The text falls squarely within the facts in this case, the testimony showing that the excavation or washout into which the plaintiff fell was very dangerous and in very close proximity to the street, conceding that it was not in the street, and of such an unusual character that it should have been barred from travel to the unsuspecting and unnotified. The same authority says that the question of proximity is to be considered with reference to whether the highway was traveled or worked, rather than as laid out.
It was held in Willey v. Ellsworth, 64 Me. 57, that ways may be established by proof of public user or by a laying out by the constituted authorities; that the limits of the way are determined by user or by location; that however a way is shown to exist, it is one with limits defined by user or location.
In Moran v. Inhabitants of Palmer, 162 Mass. 196, 38 N. E. 442, it was held that an instruction, to the effect that the side of the street, although never actually wrought as a sidewalk, when used and permitted and intended by the town to be used by persons on foot was a part of the traveled highway, was correct, and that a side of a street may be in such form and so used with the knowledge and acquiescence of the town as to be a portion of the traveled part of the way which the town is bound to keep in repair, even though no work has been done upon it to fit it for the use of pedestrians; citing Lowe v. Clinton, 136 Mass. 24, and Aston v. Newton, 134 Mass. 507, 45 Am. Rep. 347.
In Wakeham v. St. Clair, 91 Mich. 15, 51 N. W. 696, where in an action against a town for personal injuries occasioned by a defective highway, the evidence showed that it was along the bank of a river; that to protect the highway, the town had constructed a breakwater by laying a line of
In Aston v. Newton, supra, it was held that if, between the sidewalk of a street in a city and that portion of the street wrought for a carriage, there is a grassed space, over which a footpath has been worn by use by persons having occasion to enter another street abutting on this street but not crossing it, or to come in the opposite direction, the city is hable to a person injured by a defect in such path, if the path was known to and recognized by the city as a part of the wrought line of travel, in the absence of any path or other provision made by the city for crossing the street at or near the locality in question, or of any barrier or other warning to indicate that the path as actually used was unsafe or unsuitable. To the same effect is Watson v. Proprietors of Lisbon Bridge, 14 Me. 201, 31 Am. Dec. 49, and Saltmarsh v. Bow, 56 N. H. 428, where it was held that, if a town suffers the traveled part of a highway to become widened, so as to hold out to the traveler that the whole width is equally suitable for the public travel, it is answerable for damages grow
It is the claim of the respondent, and there is sufficient testimony to support that contention, if the jury believed it, that all the land between the sidewalk on the south part of the street and the telephone poles on the river bank, had been recognized and used as the public road, and that work had been done on all parts of it; so that, in the absence of error in the instructions, the determination of the questions of fact by the jury is conclusive.

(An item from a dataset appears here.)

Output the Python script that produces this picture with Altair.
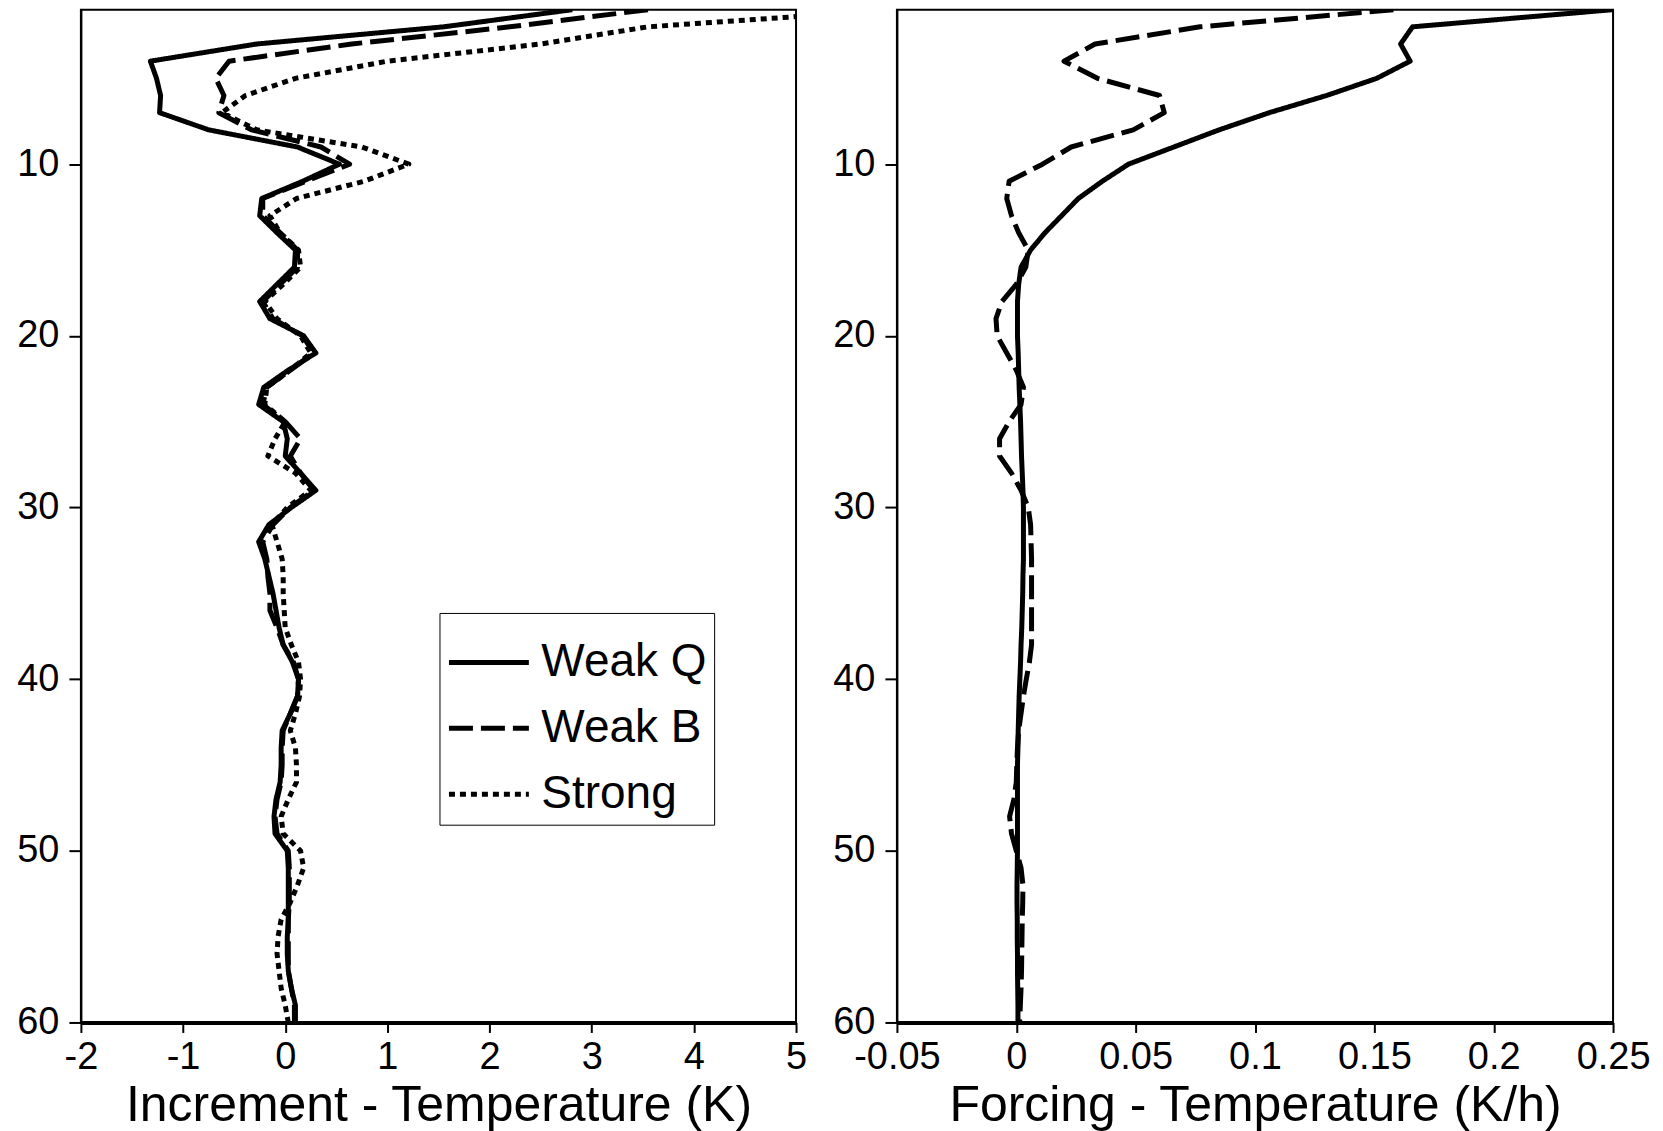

It is also contended that the court erred in giving the following instruction:
“It is the duty of the county, such as the county of King, to maintain its public highways and roads in a reasonably safe condition for public travel. That duty must be exercised by the officials of the county having charge of the public highways, and failure to exercise that duty and failure to maintain its highways in a reasonably safe condition for public travel, such as might be reasonably expected by those who travel over these highways, would constitute negligence on the part of the county.”
It is contended that this instruction makes the county an insurer of those who travel upon the highway, and that there is a difference between using reasonable diligence in maintaining a highway in a reasonably safe condition for public travel, and maintaining its public highways in a reasonably safe condition for public travel. But the instruction of the court on this particular proposition, when viewed as a whole, is not prejudicial, for after giving that part of the instruction complained of, the court proceeded:
“The county officers are not required under the law to anticipate unforeseen or unusual occurrences, such as an unusual flood or freshet, and such occurrences in the law are considered to be the acts of God, which county officers are not required to guard against. So the first thing for you to determine in this case is whether or not this washout that*498 occurred in the street was one which ordinary prudence would have anticipated and guarded against. If ordinary human prudence and caution would not have anticipated and guarded against it, then it was not negligence on the part of the county that the washout really occurred. Under vnese circumstances, it would be considered an act of God, so that for the washout itself, the county would not be responsible. If, however, it was such an occurrence that human prudence would ordinarily foresee and ordinarily in the exercise of reasonable care would anticipate and guard against, then it would not come under the class of occurrences known as the act of God, and it would be negligence on the part of the county not to have guarded against it or prevented it.”
So that the duty of the county after all was gauged by ordinary human prudence and caution, and the county was not, under such an instruction, made an insurer of the safety of those who travel along its highways. The instruction as a whole was clear and explicit, and covered every point involved in the controversy.
We are unable to discover that the court committed error in giving or refusing instructions, or in the admission or rejection of testimony. While the amount of the verdict in this case from one standpoint seems to be large, yet from the legitimate testimony presenbed in the case, we are not.able to say that it is the duty of this court to interfere with the verdict of the jury in that regard.
The judgment will be affirmed.
Rudkin, C. J., Mount, Crow, and Parker, JJ., concur.